Doch egal welches Bündnis am Ende in Hannover regieren wird: Die SPD hat Hoffnung geschöpft und weiß nun wieder, wie sich Erfolg anfühlt – und der amtierende und wohl auch zukünftige Ministerpräsident Stephan Weil dürfte nun auch auf Bundesebene eine größere Rolle spielen. Entscheidend wird freilich sein, ob der mit dem Gang in die Opposition auf Bundesebene angekündigte Erneuerungskurs auch tatsächlich eingeschlagen wird. Nur so hat die Sozialdemokratie eine Chance, ihren Niedergang zu stoppen.

Das niedersächsische Wahlergebnis erschwert zugleich die anstehenden Koalitionsverhandlungen zwischen Union, FDP und Grünen im Bund: Alle beteiligten Parteien mussten in Hannover federn lassen. Das wird auch im Hinblick auf die Personaldebatten in der CDU nicht ohne Folgen bleiben. Im Hintergrund lauert die AfD, die ihre Erfolgsspur trotz des mäßigen Ergebnisses in Niedersachsen keineswegs verlassen hat.

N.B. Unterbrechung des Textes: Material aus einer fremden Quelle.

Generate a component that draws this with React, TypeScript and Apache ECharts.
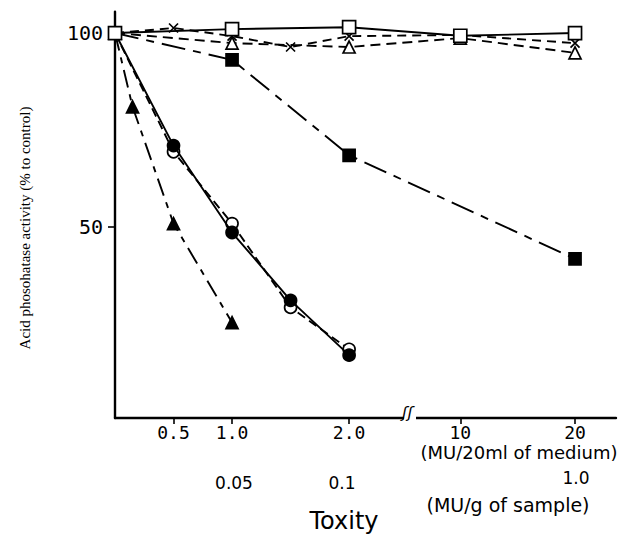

Ihre Einhegung hängt maßgeblich davon ab, welche Politik die anderen Parteien einschlagen. Unter Jamaika droht eine weitere Verschärfung der sozialen Spaltung im Land. Umso wichtiger wäre es, dass Sozialdemokratie und DIE LINKE konzeptionell und praktisch an einer linken Reformalternative arbeiten.